Weapons incinerator on track to destroy stockpile by 2010
The Associated Press
7/19/2004, 1:55 a.m. CT
ANNISTON, Ala. (AP) -- The Anniston chemical weapons incinerator is on track to destroy the 4.1 million pounds of sarin, VX and blister agent that remains in its stockpile by 2010, officials said.
The Army's incinerator has burned all non-leaking, drainable sarin-filled rockets in the stockpile since opening in August 2003, accounting for about 5 percent of the its munitions and 7 percent of the its agent.
Site manager Tim Garrett said burning through the rest of the stockpile likely will take the next six years.
The incinerator is scheduled to finish destroying sarin-filled rockets this year and begin burning VX-filled munitions in 2006 before moving on to munitions filled with blister agent.
Despite progress at Anniston and other sites, the international effort to destroy chemical weapons is far behind schedule and astronomically more costly than anticipated.
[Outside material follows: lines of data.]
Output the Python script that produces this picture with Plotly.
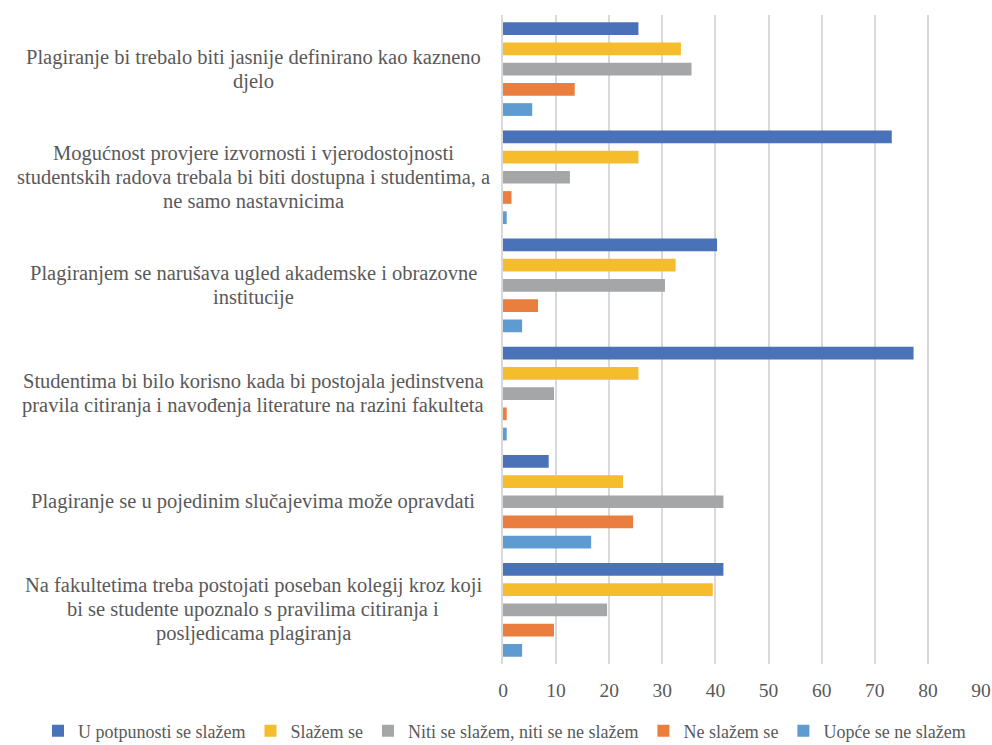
import plotly.graph_objects as go

categories = [
    "Plagiranje bi trebalo biti jasnije definirano kao kazneno<br>djelo",
    "Mogućnost provjere izvornosti i vjerodostojnosti<br>studentskih radova trebala bi biti dostupna i studentima, a<br>ne samo nastavnicima",
    "Plagiranjem se narušava ugled akademske i obrazovne<br>institucije",
    "Studentima bi bilo korisno kada bi postojala jedinstvena<br>pravila citiranja i navođenja literature na razini fakulteta",
    "Plagiranje se u pojedinim slučajevima može opravdati",
    "Na fakultetima treba postojati poseban kolegij kroz koji<br>bi se studente upoznalo s pravilima citiranja i<br>posljedicama plagiranja",
]

series_names = [
    "U potpunosti se slažem",
    "Slažem se",
    "Niti se slažem, niti se ne slažem",
    "Ne slažem se",
    "Uopće se ne slažem",
]

u_potpunosti = [25.5, 73.2, 40.3, 77.3, 8.6, 41.5]
slazem = [33.5, 25.5, 32.5, 25.5, 22.6, 39.5]
niti = [35.5, 12.6, 30.5, 9.6, 41.5, 19.6]
ne_slazem = [13.5, 1.6, 6.6, 0.7, 24.5, 9.6]
uopce = [5.5, 0.7, 3.6, 0.7, 16.6, 3.6]

series_values = [u_potpunosti, slazem, niti, ne_slazem, uopce]
colors = ["#4A72B8", "#F5BD2C", "#A5A6A8", "#EA7E3E", "#5E9BD1"]

x_ticks = [0, 10, 20, 30, 40, 50, 60, 70, 80, 90]

FONT = "Liberation Serif"
TXT = "#595959"

fig = go.Figure()
for name, vals, col in zip(series_names, series_values, colors):
    fig.add_trace(go.Bar(
        y=categories, x=vals, name=name, orientation="h",
        marker=dict(color=col, line=dict(width=0)),
    ))

L, R, T, B = 503, 11, 15, 81
W, H = 992, 745
pw = W - L - R
ph = H - T - B
LINE = 24

for cat in categories:
    lines = cat.split("<br>")
    n = len(lines)
    for i, ln in enumerate(lines):
        fig.add_annotation(
            x=(253 - L) / pw, xref="paper", y=cat, yref="y",
            text=ln, showarrow=False, align="center",
            xanchor="center", yanchor="middle",
            yshift=((n - 1) / 2 - i) * LINE,
            font=dict(family=FONT, size=20.5, color=TXT),
        )

fig.update_layout(
    width=W, height=H,
    margin=dict(l=L, r=R, t=T, b=B, autoexpand=False),
    paper_bgcolor="white", plot_bgcolor="white",
    barmode="group", bargap=0.065, bargroupgap=0.37,
    font=dict(family=FONT, size=18, color=TXT),
    xaxis=dict(
        range=[0, 90], tickvals=x_ticks, showgrid=True,
        gridcolor="#D9D9D9", gridwidth=1.5, zeroline=False,
        showline=False, ticklabelstandoff=12,
        tickfont=dict(family=FONT, size=19.5, color=TXT),
    ),
    yaxis=dict(
        autorange="reversed", showticklabels=False, showgrid=False,
        showline=True, linecolor="#D9D9D9", linewidth=1.5, zeroline=False,
    ),
    legend=dict(
        orientation="h", xref="paper", yref="paper",
        x=(38 - L) / pw, y=(664 - 731) / ph, xanchor="left", yanchor="middle",
        font=dict(family=FONT, size=18, color=TXT), itemwidth=30,
        traceorder="normal",
    ),
)

fig.write_html("out.html", config={"displayModeBar": False},
               post_script="document.body.style.margin='0';")
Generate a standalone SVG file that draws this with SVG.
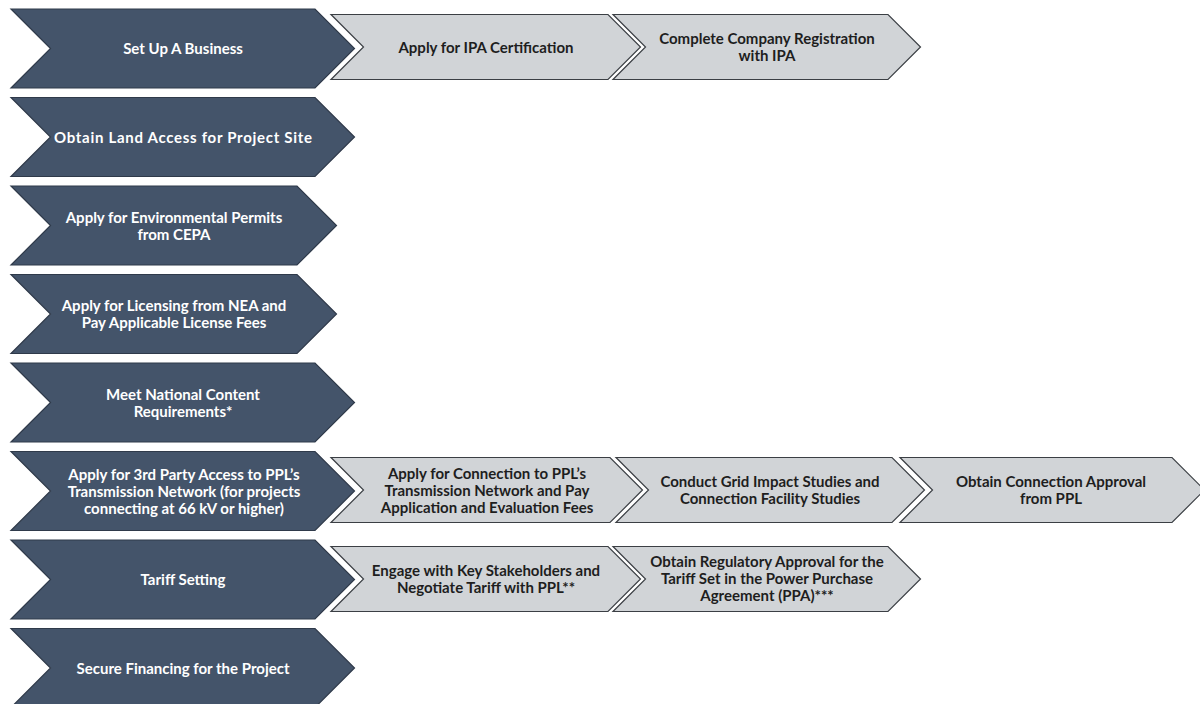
<svg xmlns="http://www.w3.org/2000/svg" width="1200" height="704" viewBox="0 0 1200 704">
  <style>
    .main { fill: #44546a; stroke: #2f3a4a; stroke-width: 1.2; }
    .step { fill: #d1d4d7; stroke: #3b3f44; stroke-width: 1.2; }
    .mt { font-family: Lato, "Open Sans", sans-serif; font-weight: bold; font-size: 15px; fill: #ffffff; text-anchor: middle; dominant-baseline: middle; }
    .st { font-family: Lato, "Open Sans", sans-serif; font-weight: bold; font-size: 15px; fill: #1e1e1e; text-anchor: middle; dominant-baseline: middle; }
  </style>
  <rect width="1200" height="704" fill="#ffffff"/>

  <!-- main phases (dark chevrons) -->
  <g id="phase-business">
    <path class="main" d="M11,9 H315 L354.5,48.5 L315,88 H11 L50.5,48.5 Z"/>
    <text class="mt" x="183" y="50.5">Set Up A Business</text>
  </g>
  <g id="phase-land">
    <path class="main" d="M11,97.5 H315 L354.5,137 L315,176.5 H11 L50.5,137 Z"/>
    <text class="mt" x="183" y="139" textLength="258" lengthAdjust="spacing">Obtain Land Access for Project Site</text>
  </g>
  <g id="phase-environment">
    <path class="main" d="M11,186 H297 L336.5,225.5 L297,265 H11 L50.5,225.5 Z"/>
    <text class="mt" x="174" y="219">Apply for Environmental Permits</text>
    <text class="mt" x="174" y="236">from CEPA</text>
  </g>
  <g id="phase-licensing">
    <path class="main" d="M11,274.5 H297 L336.5,314 L297,353.5 H11 L50.5,314 Z"/>
    <text class="mt" x="174" y="307.5">Apply for Licensing from NEA and</text>
    <text class="mt" x="174" y="324.5">Pay Applicable License Fees</text>
  </g>
  <g id="phase-content">
    <path class="main" d="M11,363 H315 L354.5,402.5 L315,442 H11 L50.5,402.5 Z"/>
    <text class="mt" x="183" y="396">Meet National Content</text>
    <text class="mt" x="183" y="413">Requirements*</text>
  </g>
  <g id="phase-access">
    <path class="main" d="M11,451.5 H315 L354.5,491 L315,530.5 H11 L50.5,491 Z"/>
    <text class="mt" x="184" y="476">Apply for 3rd Party Access to PPL’s</text>
    <text class="mt" x="184" y="493">Transmission  Network (for projects</text>
    <text class="mt" x="184" y="510">connecting at 66 kV or higher)</text>
  </g>
  <g id="phase-tariff">
    <path class="main" d="M11,540 H315 L354.5,579.5 L315,619 H11 L50.5,579.5 Z"/>
    <text class="mt" x="183" y="581.5">Tariff Setting</text>
  </g>
  <g id="phase-financing">
    <path class="main" d="M11,628.5 H315 L354.5,668 L315,707.5 H11 L50.5,668 Z"/>
    <text class="mt" x="183" y="670">Secure Financing for the Project</text>
  </g>

  <!-- sub-steps (light chevrons) -->
  <g id="step-ipa-cert">
    <path class="step" d="M331,14.5 H608 L640.5,47 L608,79.5 H331 L363.5,47 Z"/>
    <text class="st" x="486" y="49">Apply for IPA Certification</text>
  </g>
  <g id="step-ipa-reg">
    <path class="step" d="M613,14.5 H888 L920.5,47 L888,79.5 H613 L645.5,47 Z"/>
    <text class="st" x="767" y="40.5">Complete Company Registration</text>
    <text class="st" x="767" y="57.5">with IPA</text>
  </g>
  <g id="step-connection-apply">
    <path class="step" d="M331,457.5 H610 L642.5,490 L610,522.5 H331 L363.5,490 Z"/>
    <text class="st" x="487" y="475">Apply for Connection to PPL’s</text>
    <text class="st" x="487" y="492">Transmission Network and Pay</text>
    <text class="st" x="487" y="509">Application and Evaluation Fees</text>
  </g>
  <g id="step-grid-studies">
    <path class="step" d="M616,457.5 H892 L924.5,490 L892,522.5 H616 L648.5,490 Z"/>
    <text class="st" x="770" y="483.5">Conduct Grid Impact Studies and</text>
    <text class="st" x="770" y="500.5">Connection Facility Studies</text>
  </g>
  <g id="step-connection-approval">
    <path class="step" d="M900,457.5 H1172 L1204.5,490 L1172,522.5 H900 L932.5,490 Z"/>
    <text class="st" x="1051" y="483.5">Obtain Connection Approval</text>
    <text class="st" x="1051" y="500.5">from PPL</text>
  </g>
  <g id="step-negotiate">
    <path class="step" d="M331,546.5 H608 L640.5,579 L608,611.5 H331 L363.5,579 Z"/>
    <text class="st" x="486" y="572.5">Engage with Key Stakeholders and</text>
    <text class="st" x="486" y="589.5">Negotiate Tariff  with PPL**</text>
  </g>
  <g id="step-ppa-approval">
    <path class="step" d="M613,546.5 H888 L920.5,579 L888,611.5 H613 L645.5,579 Z"/>
    <text class="st" x="767" y="563.5">Obtain Regulatory Approval for the</text>
    <text class="st" x="767" y="580.5">Tariff Set in the Power Purchase</text>
    <text class="st" x="767" y="597.5">Agreement (PPA)***</text>
  </g>

  <!-- the steps sit side by side; no linking lines are drawn -->
  <g id="connectors"/>
</svg>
Russia and the United States account for almost all of the world's known chemical weapons but neither country will meet the 2007 deadline for full destruction set in a 1997 treaty, according to a March report by the General Accounting Office.
A proposed 2012 deadline also is unlikely to be met, according to the report.
Army officials say factors including regulatory and environmental delays are to blame for the slow pace and a program cost that went from $2 billion to a projected $25 billion.